Charles Stages Royal Charm Offensive, Mends Fraying US Ties

Charles Stages Royal Charm Offensive, Mends Fraying US Ties

King Charles arrived in Washington with a delicate task: smooth over months of escalating tensions between Britain and the Trump administration without appearing to capitulate on matters of principle. He managed it with enough grace to suggest the special relationship, despite recent strains, is not yet broken.

The visit came at a fraught moment. Trump's military actions against Iran had rattled NATO allies who were not consulted beforehand. The president had taken particular aim at Prime Minister Keir Starmer over basing rights, deepening disputes already simmering over Greenland, tariffs, the Chagos Islands, and classified files related to Jeffrey Epstein. Some British lawmakers had openly urged the king to cancel the trip. Instead, he pressed forward.

The centerpiece was a speech to Congress interrupted repeatedly by standing ovations. Charles managed the unusual feat of honoring American independence while representing the monarchy that had once ruled the colonies, quoting the Declaration of Independence's egalitarian language with apparent ease. What made the address remarkable was its artful insertion of gentle pushback on matters he clearly cares about. He emphasized the importance of executive limits to democratic governance, a pointed reference given Trump's stated views on presidential power. He also worked in stark language about climate, describing melting Arctic icecaps as occurring "disastrously," injecting environmental concern into a room that has not always been receptive to such talk.

The state dinner reinforced the positive momentum. Trump beamed throughout the evening, and the president appeared unusually restrained. The king's gift, a brass bell salvaged from HMS Trump, a World War II-era British submarine, proved unexpectedly effective. Trump seemed genuinely pleased, though he then attempted to claim the king shared his hard line on Iran, a comment that carried no weight with observers.
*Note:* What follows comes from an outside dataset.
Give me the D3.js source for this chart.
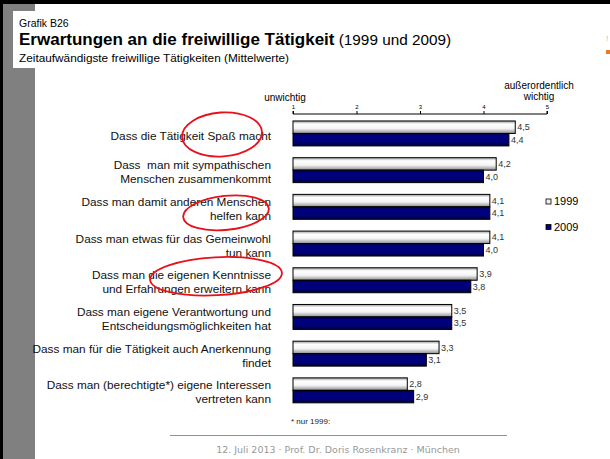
<!DOCTYPE html>
<html>
<head>
<meta charset="utf-8">
<script src="https://cdn.jsdelivr.net/npm/d3@7"></script>
<style>
  body { margin: 0; background: #fff; }
  svg { display: block; font-family: "Liberation Sans", Arial, sans-serif; }
  .cat { white-space: pre; }
</style>
</head>
<body>
<script>
// data
let categories = [
  ["Dass die Tätigkeit Spaß macht"],
  ["Dass  man mit sympathischen", "Menschen zusammenkommt"],
  ["Dass man damit anderen Menschen", "helfen kann"],
  ["Dass man etwas für das Gemeinwohl", "tun kann"],
  ["Dass man die eigenen Kenntnisse", "und Erfahrungen erweitern kann"],
  ["Dass man eigene Verantwortung und", "Entscheidungsmöglichkeiten hat"],
  ["Dass man für die Tätigkeit auch Anerkennung", "findet"],
  ["Dass man (berechtigte*) eigene Interessen", "vertreten kann"]
];
let series = ["1999", "2009"];
let values_1999 = [4.5, 4.2, 4.1, 4.1, 3.9, 3.5, 3.3, 2.8];
let values_2009 = [4.4, 4.0, 4.1, 4.0, 3.8, 3.5, 3.1, 2.9];
let tick_values = [1, 2, 3, 4, 5];
// which labels got a red circle in the slide
let circled = [0, 2, 4];

let width = 610, height = 459;
let svg = d3.select("body").append("svg")
  .attr("width", width)
  .attr("height", height);

let defs = svg.append("defs");
let g1 = defs.append("linearGradient").attr("id", "grad1999")
  .attr("x1", 0).attr("y1", 0).attr("x2", 0).attr("y2", 1);
g1.append("stop").attr("offset", "0%").attr("stop-color", "#9a9a9a");
g1.append("stop").attr("offset", "25%").attr("stop-color", "#ffffff");
g1.append("stop").attr("offset", "60%").attr("stop-color", "#f4f4f4");
g1.append("stop").attr("offset", "100%").attr("stop-color", "#8c8c8c");
let g2 = defs.append("linearGradient").attr("id", "grad2009")
  .attr("x1", 0).attr("y1", 0).attr("x2", 0).attr("y2", 1);
g2.append("stop").attr("offset", "0%").attr("stop-color", "#000050");
g2.append("stop").attr("offset", "25%").attr("stop-color", "#000080");
g2.append("stop").attr("offset", "70%").attr("stop-color", "#000078");
g2.append("stop").attr("offset", "100%").attr("stop-color", "#00003a");

// slide frame
svg.append("rect").attr("width", width).attr("height", height).attr("fill", "#fff");
svg.append("rect").attr("x", 0).attr("y", 0).attr("width", width).attr("height", 4).attr("fill", "#000");
svg.append("rect").attr("x", 0).attr("y", 0).attr("width", 3).attr("height", height).attr("fill", "#000");
svg.append("rect").attr("x", 3).attr("y", 4).attr("width", 32).attr("height", height - 4).attr("fill", "#808080");
svg.append("rect").attr("x", 13).attr("y", 11).attr("width", 120).attr("height", 57).attr("fill", "#fff");
svg.append("rect").attr("x", 606).attr("y", 50).attr("width", 4).attr("height", 4).attr("fill", "#f07820");
svg.append("text").attr("x", 606).attr("y", 41).attr("font-size", 8).attr("fill", "#bbb").text("!");

// header
svg.append("text").attr("x", 19).attr("y", 27).attr("font-size", 10.5).text("Grafik B26");
let title = svg.append("text").attr("x", 19).attr("y", 45);
title.append("tspan").attr("font-size", 17).attr("font-weight", "bold")
  .text("Erwartungen an die freiwillige Tätigkeit");
title.append("tspan").attr("font-size", 15.3).text(" (1999 und 2009)");
svg.append("text").attr("x", 19).attr("y", 62).attr("font-size", 11.8)
  .text("Zeitaufwändigste freiwillige Tätigkeiten (Mittelwerte)");

// scales
let x = d3.scaleLinear().domain([1, 5]).range([293, 547]);
let y = d3.scaleBand().domain(d3.range(categories.length))
  .range([115.1, 408.7]).paddingInner(0.32).paddingOuter(0.16);
let ys = d3.scaleBand().domain(series).range([0, y.bandwidth()]);

// axis on top
let axis = svg.append("g")
  .attr("transform", "translate(0,114)")
  .call(d3.axisTop(x).tickValues(tick_values).tickSize(3).tickPadding(2)
    .tickFormat(d3.format("d")));
axis.select(".domain").attr("d", "M" + x(1) + ",-3V0H" + x(5) + "V-3").attr("stroke", "#000");
axis.selectAll("text").attr("font-size", 6).attr("font-family", "Liberation Sans, Arial, sans-serif");

svg.append("text").attr("x", 285).attr("y", 101).attr("text-anchor", "middle")
  .attr("font-size", 10).text("unwichtig");
svg.append("text").attr("x", 539).attr("y", 89).attr("text-anchor", "middle")
  .attr("font-size", 10).text("außerordentlich");
svg.append("text").attr("x", 539).attr("y", 100).attr("text-anchor", "middle")
  .attr("font-size", 10).text("wichtig");

// bars
let rows = categories.map(function (c, i) {
  return { i: i, v: [values_1999[i], values_2009[i]] };
});
let row = svg.selectAll(".row").data(rows).enter().append("g")
  .attr("class", "row")
  .attr("transform", function (d) { return "translate(0," + y(d.i) + ")"; });

row.selectAll("rect").data(function (d) {
  return series.map(function (s, k) { return { s: s, v: d.v[k] }; });
}).enter().append("rect")
  .attr("x", x(1))
  .attr("y", function (d) { return ys(d.s); })
  .attr("width", function (d) { return x(d.v) - x(1); })
  .attr("height", ys.bandwidth())
  .attr("fill", function (d) { return d.s === "1999" ? "url(#grad1999)" : "url(#grad2009)"; })
  .attr("stroke", "#000")
  .attr("stroke-width", 1);

row.selectAll(".val").data(function (d) {
  return series.map(function (s, k) { return { s: s, v: d.v[k] }; });
}).enter().append("text")
  .attr("class", "val")
  .attr("x", function (d) { return x(d.v) + 2; })
  .attr("y", function (d) { return ys(d.s) + ys.bandwidth() / 2; })
  .attr("dy", "0.35em")
  .attr("font-size", 9)
  .attr("fill", "#333")
  .text(function (d) { return d3.format(".1f")(d.v).replace(".", ","); });

// category labels
let lab = svg.selectAll(".cat").data(categories).enter().append("text")
  .attr("class", "cat")
  .attr("text-anchor", "end")
  .attr("font-size", 11.8)
  .attr("fill", "#111")
  .attr("transform", function (d, i) {
    return "translate(271," + (y(i) + y.bandwidth() / 2 + 2) + ")";
  });
lab.selectAll("tspan").data(function (d) {
  return d.map(function (t, k) { return { t: t, k: k, n: d.length }; });
}).enter().append("tspan")
  .attr("x", 0)
  .attr("y", function (d) { return (d.k - (d.n - 1) / 2) * 14; })
  .attr("dy", "0.35em")
  .text(function (d) { return d.t; });

// red circles drawn on the slide
let rings = [
  { cx: 222, dy: 1, rx: 40, ry: 22, rot: -4 },
  { cx: 226, dy: 6, rx: 43, ry: 17, rot: -6 },
  { cx: 216, dy: -4, rx: 66, ry: 19, rot: -3 }
];
svg.selectAll(".ring").data(circled).enter().append("ellipse")
  .attr("class", "ring")
  .attr("cx", 0).attr("cy", 0)
  .attr("rx", function (d, k) { return rings[k].rx; })
  .attr("ry", function (d, k) { return rings[k].ry; })
  .attr("transform", function (d, k) {
    return "translate(" + rings[k].cx + "," + (y(d) + y.bandwidth() / 2 + rings[k].dy) +
      ") rotate(" + rings[k].rot + ")";
  })
  .attr("fill", "none")
  .attr("stroke", "#e8101a")
  .attr("stroke-width", 1.8);

// legend
let legend = svg.selectAll(".leg").data(series).enter().append("g")
  .attr("class", "leg")
  .attr("transform", function (d, i) { return "translate(546," + (199 + i * 25.5) + ")"; });
legend.append("rect")
  .attr("width", 5).attr("height", 5)
  .attr("fill", function (d) { return d === "1999" ? "#eee" : "#000080"; })
  .attr("stroke", "#000").attr("stroke-width", 0.8);
legend.append("text")
  .attr("x", 8).attr("y", 2.5).attr("dy", "0.35em")
  .attr("font-size", 11)
  .text(function (d) { return d; });

// footnote and footer
svg.append("text").attr("x", 291).attr("y", 424).attr("font-size", 8).attr("fill", "#222")
  .text("* nur 1999:");
svg.append("line").attr("x1", 170).attr("x2", 507).attr("y1", 435.5).attr("y2", 435.5)
  .attr("stroke", "#e87a2a").attr("stroke-width", 1);
svg.append("text").attr("x", 338).attr("y", 452.5).attr("text-anchor", "middle")
  .attr("font-size", 9.5).attr("font-family", "DejaVu Sans, Verdana, sans-serif")
  .attr("fill", "#999")
  .text("12. Juli 2013 · Prof. Dr. Doris Rosenkranz · München");
</script>
</body>
</html>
New York provided the next stage. Charles toured the 9/11 Memorial, visited an urban farm in Harlem, and attended events at the New York Public Library. The only notable friction came when Mayor Zohran Mamdani raised the question of whether Britain should return the Koh-I-Noor diamond, taken from a young Indian maharajah in 1849. It was a jarring note on an otherwise carefully orchestrated visit.

The broader context matters. Trump has been waging what he frames as necessary confrontation with Iran, but which has left traditional allies feeling sidelined and resentful. The relationship has fractured over trade policy, Arctic territorial disputes, and what Britain views as dismissive treatment. Yet by visit's end, the temperature had noticeably dropped. Trump had begun redirecting his complaints toward Germany's chancellor, a potential sign that the most acute friction with London may be passing.

Real disagreements remain unresolved. A reported proposal to withdraw US support for British sovereignty in the Falkland Islands has not been addressed. Energy costs, ongoing Middle Eastern conflict, and questions of alliance respect have not vanished. But three days of carefully executed pageantry, combined with a king who demonstrated both charm and subtle assertion of democratic values, accomplished something concrete: it bought time and rebuilt enough goodwill to keep the relationship from deteriorating further.

Author James Rodriguez: "Charles proved that soft power still works when wielded by someone with the wit and historical knowledge to make it land, even in a deeply polarized America."